Наталья Иванова еще несколько лет назад изобрела замечательный неологизм, составленный из слов ностальгия и настоящее, давший теперь название книге. Нерв ее — драмы и парадоксы расставания со своим прошлым. Многочисленные примеры и наблюдения подготавливают вывод, что “отрицание... негодование, расторжение связи, отказ от наследства”, характерные для первого периода постсоветского искусства, ныне меняются на иной стиль отношений с “историческим, в том числе и художественным, актуализированным и возрождаемым прошлым”, в котором отчетливо ощутимы ностальгическая идеология и эстетика. Иванову этот процесс не слишком радует: по ее мнению, происходит “банализация истории”, уничтожающая ее трагизм. “Уже Сергей Соловьев со светлой печалью вспоминает прекрасное советское кино — и его посреди киноразрухи сегодняшней можно понять. Что так резво отменял Виктор Ерофеев? Поминки-то были, оказывается, преждевременные”, — иронизирует Иванова.

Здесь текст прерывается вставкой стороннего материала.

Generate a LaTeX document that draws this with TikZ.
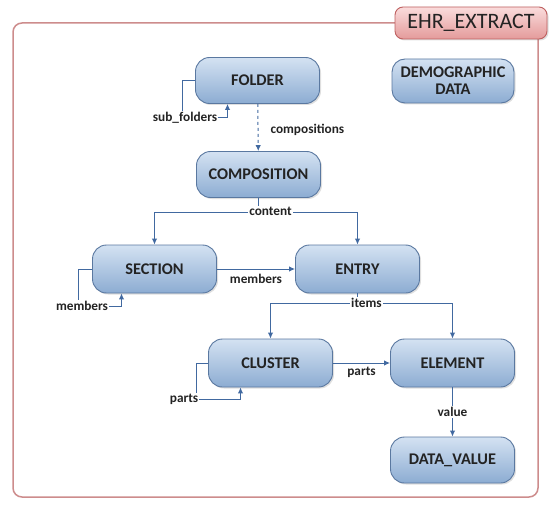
\documentclass[tikz,border=0pt]{standalone}
\usepackage{fontspec}
\setmainfont{Carlito}
\usetikzlibrary{arrows, arrows.meta, positioning, calc, shadows}

\definecolor{boxtop}{RGB}{212,226,242}
\definecolor{boxbot}{RGB}{140,172,210}
\definecolor{boxline}{RGB}{90,120,160}
\definecolor{linkcol}{RGB}{65,105,160}
\definecolor{txt}{RGB}{35,35,35}
\definecolor{framecol}{RGB}{205,140,140}
\definecolor{ehrtop}{RGB}{250,220,220}
\definecolor{ehrbot}{RGB}{228,155,155}
\definecolor{ehrline}{RGB}{190,95,95}

\begin{document}
\begin{tikzpicture}[x=1pt, y=-1pt, >={Latex[length=6pt, width=5.5pt]},
    block/.style={rectangle, draw=boxline, line width=0.9pt, rounded corners=14pt,
        top color=boxtop, bottom color=boxbot, minimum width=124pt, minimum height=46pt,
        text centered, align=center, text=txt, font=\fontsize{16.3}{17}\selectfont\bfseries,
        drop shadow={shadow xshift=1.5pt, shadow yshift=-1.5pt, opacity=0.25}},
    lbl/.style={text=txt, inner sep=1pt, font=\fontsize{13.3}{14}\selectfont\bfseries},
    link/.style={draw=linkcol, line width=1pt, ->}]
    \useasboundingbox (0,0) rectangle (556,505);

    % Frame
    \draw[framecol, line width=1.5pt, rounded corners=9pt] (13,23) rectangle (538,497);
    \node (ehr) [rectangle, draw=ehrline, line width=0.9pt, rounded corners=8pt, top color=ehrtop, bottom color=ehrbot,
        minimum width=152pt, minimum height=32pt, text=txt, font=\fontsize{22}{24}\selectfont,
        drop shadow={shadow xshift=1.5pt, shadow yshift=-1.5pt, opacity=0.25}] at (471,23) {EHR\_EXTRACT};

    % Nodes
    \node (folder) [block] at (257.5,80.5) {FOLDER};
    \node (demographic) [block, minimum width=122pt, minimum height=44pt, rounded corners=13pt] at (453,81) {DEMOGRAPHIC\\DATA};
    \node (composition) [block] at (258.5,174.5) {COMPOSITION};
    \node (section) [block, minimum height=48pt] at (154.5,269) {SECTION};
    \node (entry) [block, minimum height=48pt] at (357.5,269) {ENTRY};
    \node (cluster) [block, minimum height=48pt] at (270.5,363) {CLUSTER};
    \node (element) [block, minimum height=48pt] at (452.5,363) {ELEMENT};
    \node (datavalue) [block] at (452.5,460) {DATA\_VALUE};

    % Arrows
    \draw[link] (folder.west) -- ++(-13,0) -- ++(0,37.5) node[lbl, fill=white, xshift=3pt] {sub\_folders}
        -| ([xshift=-30pt]folder.south);
    \draw[link, dashed] (folder) -- (composition) node[midway, right, lbl, xshift=11pt, yshift=-2pt] {compositions};

    \draw[link] (composition.south) -- ++(0,15) coordinate (csplit) -| (section.north);
    \draw[link] (csplit) -| (entry.north);
    \node (content) [lbl, fill=white] at ([xshift=12pt, yshift=2pt]csplit) {content};

    \draw[link] (section.west) -- ++(-14,0) -- ++(0,37) node[lbl, fill=white, xshift=4pt] {members}
        -| ([xshift=-33pt]section.south);
    \draw[link] (section) -- (entry) node[midway, below, lbl, yshift=-4pt] {members};

    \draw[link] (entry.south) -- ++(0,10) coordinate (esplit) -| (cluster.north);
    \draw[link] (esplit) -| (element.north);
    \node (items) [lbl, fill=white] at ([xshift=9pt, yshift=1pt]esplit) {items};

    \draw[link] (cluster.west) -- ++(-12,0) -- ++(0,36) node[lbl, fill=white, xshift=-12pt] {parts}
        -| ([xshift=-30pt]cluster.south);
    \draw[link] (cluster) -- (element) node[midway, below, lbl, yshift=-3pt] {parts};

    \draw[link] (element) -- (datavalue) node[midway, lbl, fill=white] {value};
\end{tikzpicture}
\end{document}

Мне же культурная ностальгия по прошлому кажется все же явлением более предпочтительным, чем культурный нигилизм (хотя, конечно, это выбор между котлетой недожаренной и пережаренной, а лучше бы — все в меру ). А уж озадачившая Иванову терпимость соратника Ерофеева по “Метрополю” Евгения Попова, попытавшегося разгадать ребус о гении и злодействе в связи с юбилеем Валентина Катаева и закончившего статью сентенцией “Не судите, да несудимы будете” — и вовсе отрадна на фоне размашистых ниспровержений и суровых приговоров.
И хотя прокурорский пафос суда над советской литературой и ее деятелями все более сменяется пафосом исследовательским, я не уверена все же, что пора ниспровержений вовсе миновала. Доказательством тому является книга Станислава Рассадина “Самоубийцы” (М., “Текст”, 2002).

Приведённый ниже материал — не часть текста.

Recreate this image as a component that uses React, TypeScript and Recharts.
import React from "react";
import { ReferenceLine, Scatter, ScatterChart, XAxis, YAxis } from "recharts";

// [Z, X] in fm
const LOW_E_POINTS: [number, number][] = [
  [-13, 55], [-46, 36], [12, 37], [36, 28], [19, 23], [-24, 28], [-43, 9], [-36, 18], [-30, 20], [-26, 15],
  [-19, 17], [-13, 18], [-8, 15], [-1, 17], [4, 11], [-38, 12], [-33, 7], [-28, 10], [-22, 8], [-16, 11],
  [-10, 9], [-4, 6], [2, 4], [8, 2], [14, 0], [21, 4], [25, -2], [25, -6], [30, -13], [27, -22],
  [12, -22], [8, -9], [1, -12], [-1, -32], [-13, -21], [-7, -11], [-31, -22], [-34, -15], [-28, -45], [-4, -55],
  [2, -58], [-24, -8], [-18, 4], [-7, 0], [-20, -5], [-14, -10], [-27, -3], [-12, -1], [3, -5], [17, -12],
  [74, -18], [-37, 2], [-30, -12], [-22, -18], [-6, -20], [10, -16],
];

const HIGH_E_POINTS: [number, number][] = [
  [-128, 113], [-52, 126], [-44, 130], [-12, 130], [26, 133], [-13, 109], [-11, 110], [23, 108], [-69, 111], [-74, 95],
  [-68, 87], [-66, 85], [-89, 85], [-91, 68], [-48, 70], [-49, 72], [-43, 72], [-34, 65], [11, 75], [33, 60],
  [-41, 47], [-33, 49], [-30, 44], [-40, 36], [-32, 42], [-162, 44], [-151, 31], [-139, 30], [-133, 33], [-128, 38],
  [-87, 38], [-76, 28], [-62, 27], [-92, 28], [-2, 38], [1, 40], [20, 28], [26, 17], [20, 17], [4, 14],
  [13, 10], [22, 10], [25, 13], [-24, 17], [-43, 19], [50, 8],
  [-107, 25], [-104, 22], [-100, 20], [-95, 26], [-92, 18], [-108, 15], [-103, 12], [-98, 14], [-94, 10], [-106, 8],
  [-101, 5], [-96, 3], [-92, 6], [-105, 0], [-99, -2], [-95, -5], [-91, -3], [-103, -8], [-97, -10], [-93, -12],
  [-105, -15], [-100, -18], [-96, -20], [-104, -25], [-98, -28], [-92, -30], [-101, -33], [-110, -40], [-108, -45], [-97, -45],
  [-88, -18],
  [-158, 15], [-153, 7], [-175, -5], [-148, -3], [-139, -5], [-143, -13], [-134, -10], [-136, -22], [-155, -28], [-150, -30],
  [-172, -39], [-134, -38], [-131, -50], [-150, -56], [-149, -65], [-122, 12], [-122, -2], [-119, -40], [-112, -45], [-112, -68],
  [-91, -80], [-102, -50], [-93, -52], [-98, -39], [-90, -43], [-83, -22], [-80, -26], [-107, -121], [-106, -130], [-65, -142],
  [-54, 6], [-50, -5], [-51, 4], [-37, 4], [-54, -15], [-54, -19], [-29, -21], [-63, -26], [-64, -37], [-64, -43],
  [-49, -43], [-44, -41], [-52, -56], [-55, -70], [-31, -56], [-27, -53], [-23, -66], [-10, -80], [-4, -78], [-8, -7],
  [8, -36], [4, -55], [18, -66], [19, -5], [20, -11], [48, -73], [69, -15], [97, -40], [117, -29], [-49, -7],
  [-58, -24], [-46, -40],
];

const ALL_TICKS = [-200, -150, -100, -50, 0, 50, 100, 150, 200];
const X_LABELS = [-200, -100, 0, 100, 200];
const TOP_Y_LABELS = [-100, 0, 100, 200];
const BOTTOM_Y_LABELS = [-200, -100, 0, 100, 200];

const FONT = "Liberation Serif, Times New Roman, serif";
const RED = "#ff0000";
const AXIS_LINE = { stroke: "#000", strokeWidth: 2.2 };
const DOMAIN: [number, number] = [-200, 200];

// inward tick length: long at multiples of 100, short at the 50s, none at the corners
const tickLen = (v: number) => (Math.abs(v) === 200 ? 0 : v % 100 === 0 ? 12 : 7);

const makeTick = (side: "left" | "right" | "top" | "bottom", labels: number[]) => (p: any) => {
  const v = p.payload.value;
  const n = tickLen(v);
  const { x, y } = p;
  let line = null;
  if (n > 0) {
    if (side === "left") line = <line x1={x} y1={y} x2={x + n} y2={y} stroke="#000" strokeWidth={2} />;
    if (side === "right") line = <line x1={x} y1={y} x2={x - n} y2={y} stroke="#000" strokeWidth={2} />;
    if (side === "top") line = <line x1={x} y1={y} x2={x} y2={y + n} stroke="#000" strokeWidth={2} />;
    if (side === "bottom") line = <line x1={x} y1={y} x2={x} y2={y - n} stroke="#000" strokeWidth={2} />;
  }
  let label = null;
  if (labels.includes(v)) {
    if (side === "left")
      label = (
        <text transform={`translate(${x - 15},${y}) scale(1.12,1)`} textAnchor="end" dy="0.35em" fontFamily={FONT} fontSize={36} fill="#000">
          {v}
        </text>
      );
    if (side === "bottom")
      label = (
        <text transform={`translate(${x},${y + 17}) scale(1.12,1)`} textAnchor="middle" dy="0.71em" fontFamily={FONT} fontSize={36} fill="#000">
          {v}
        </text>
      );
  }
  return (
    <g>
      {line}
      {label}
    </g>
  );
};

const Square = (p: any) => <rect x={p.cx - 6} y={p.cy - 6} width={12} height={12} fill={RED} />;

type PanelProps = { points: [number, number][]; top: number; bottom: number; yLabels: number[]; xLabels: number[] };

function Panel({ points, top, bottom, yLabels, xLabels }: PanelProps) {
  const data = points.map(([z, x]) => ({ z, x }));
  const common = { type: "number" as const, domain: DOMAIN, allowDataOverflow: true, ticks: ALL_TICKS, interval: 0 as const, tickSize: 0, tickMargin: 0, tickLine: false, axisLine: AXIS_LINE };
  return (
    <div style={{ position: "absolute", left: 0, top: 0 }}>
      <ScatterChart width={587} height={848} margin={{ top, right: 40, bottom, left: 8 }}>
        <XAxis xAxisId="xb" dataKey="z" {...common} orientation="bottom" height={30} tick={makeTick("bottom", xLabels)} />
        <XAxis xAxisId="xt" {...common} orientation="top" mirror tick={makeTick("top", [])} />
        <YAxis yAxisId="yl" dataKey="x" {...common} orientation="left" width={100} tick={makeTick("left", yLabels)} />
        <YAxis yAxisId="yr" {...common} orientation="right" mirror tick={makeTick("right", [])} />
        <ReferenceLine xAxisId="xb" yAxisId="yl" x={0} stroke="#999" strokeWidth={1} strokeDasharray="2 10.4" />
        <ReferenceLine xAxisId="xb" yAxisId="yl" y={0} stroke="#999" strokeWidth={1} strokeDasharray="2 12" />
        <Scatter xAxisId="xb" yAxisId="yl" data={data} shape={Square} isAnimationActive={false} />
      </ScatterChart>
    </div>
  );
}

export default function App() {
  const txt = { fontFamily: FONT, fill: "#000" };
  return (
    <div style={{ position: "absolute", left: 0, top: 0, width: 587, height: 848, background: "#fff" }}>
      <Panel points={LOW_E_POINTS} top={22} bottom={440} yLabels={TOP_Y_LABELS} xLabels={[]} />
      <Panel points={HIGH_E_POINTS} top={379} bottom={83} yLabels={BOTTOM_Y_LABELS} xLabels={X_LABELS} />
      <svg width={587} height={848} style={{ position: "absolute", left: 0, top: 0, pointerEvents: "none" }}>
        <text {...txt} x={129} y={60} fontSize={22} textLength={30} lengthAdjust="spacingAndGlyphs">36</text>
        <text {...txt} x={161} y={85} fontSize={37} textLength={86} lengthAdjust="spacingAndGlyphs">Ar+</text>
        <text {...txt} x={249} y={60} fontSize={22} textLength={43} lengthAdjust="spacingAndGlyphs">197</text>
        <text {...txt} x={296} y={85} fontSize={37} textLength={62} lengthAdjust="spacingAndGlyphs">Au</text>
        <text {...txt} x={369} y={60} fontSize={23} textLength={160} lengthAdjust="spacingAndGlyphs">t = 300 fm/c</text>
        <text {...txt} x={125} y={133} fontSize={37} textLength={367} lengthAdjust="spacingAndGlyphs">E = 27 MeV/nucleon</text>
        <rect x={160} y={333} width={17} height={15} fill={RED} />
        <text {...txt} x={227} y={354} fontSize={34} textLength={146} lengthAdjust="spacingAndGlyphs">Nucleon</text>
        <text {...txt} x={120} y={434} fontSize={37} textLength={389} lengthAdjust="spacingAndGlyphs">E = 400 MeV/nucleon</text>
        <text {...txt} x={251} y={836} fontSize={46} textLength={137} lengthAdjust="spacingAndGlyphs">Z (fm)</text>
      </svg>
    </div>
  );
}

Книга в своем роде замечательная. Цены бы ей не было, напиши ее Рассадин лет двадцать назад. Кое-какие из глав удалось бы и в доперестроечной периодике напечатать с немалыми, правда, купюрами. Самоубийство Маяковского, спасшее, возможно, Булгакова; разговор вождя с Булгаковым, после которого писателя даже взяли на работу в МХАТ, звонок Сталина Пастернаку по поводу Мандельштама — все это были популярные сюжеты. Рассуждать о губительном влиянии сталинизма на литературу было возможно и при Брежневе. Сказать же, что вся советская литература потерпела поражение, что весь ее долгий опыт — самоубийствен, и безжалостно припечатать, вслед за Аркадием Белинковым, советского интеллигента, сдавшегося власти, рабски пресмыкающегося перед нею, — этого бы подцензурная печать не вынесла.

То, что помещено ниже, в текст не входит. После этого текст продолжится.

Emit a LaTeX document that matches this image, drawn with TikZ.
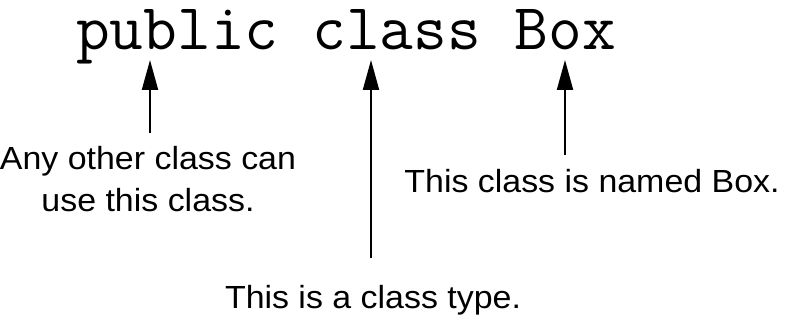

Зато с каким мазохистским восторгом читалась бы заклейменной трусливой писательской интеллигенцией эта яркая, легко написанная, полная сарказма книга, изданная двухтысячным тиражом где-нибудь в “Ардисе”, как, припав ухом к хрипящему транзистору, слушали бы мы отдельные ее главы на волнах радио “Свобода”. О Николае Эрдмане, авторе гениальной пьесы “Самоубийца”, запрещенной самим Сталиным, блистательном драматурге, сломленном арестом, а уже потом литературной поденщиной (мультфильмы, либретто правительственных концертов и оперетт, “Цирк на льду” — и незадолго до смерти в 1970 году, как отдушина, дружба с Любимовым, с молодой “Таганкой”). О феноменальной роли Сталина, который не только был “цензором советской литературы, распределителем поощрительных премий и... режиссером крепостного театра”, но сумел воздействовать на сознание многих писателей (даже таких, как Пастернак и Булгаков) одним свои присутствием. О Юрии Олеше и Александре Фадееве, чей двойной портрет — “нищего полуизгоя” и пребывающего во власти баловня судьбы, ничем, кроме алкоголизма, кажется, не объединенных, — “именно в качестве крайностей демонстрируют нам, как возникало явление: советский писатель”. О тех, кто дотянул до “идеального воплощения качеств” советского писателя, — “отличнике” Сергее Михалкове, без терзаний и сомнений и с каким-то даже артистизмом умевшем приспособиться ко всякой власти; двойственном, двуличном Валентине Катаеве. О способах, которыми развращали писателей, угрозах и искушениях, о нравах писательской среды, о бесчинствах, хамстве, угодничестве, бесстыдстве, доносительстве одних, о трусости, цинизме, безволии, постыдном конформизме других. Досталось всем. То-то был бы повод для пересудов.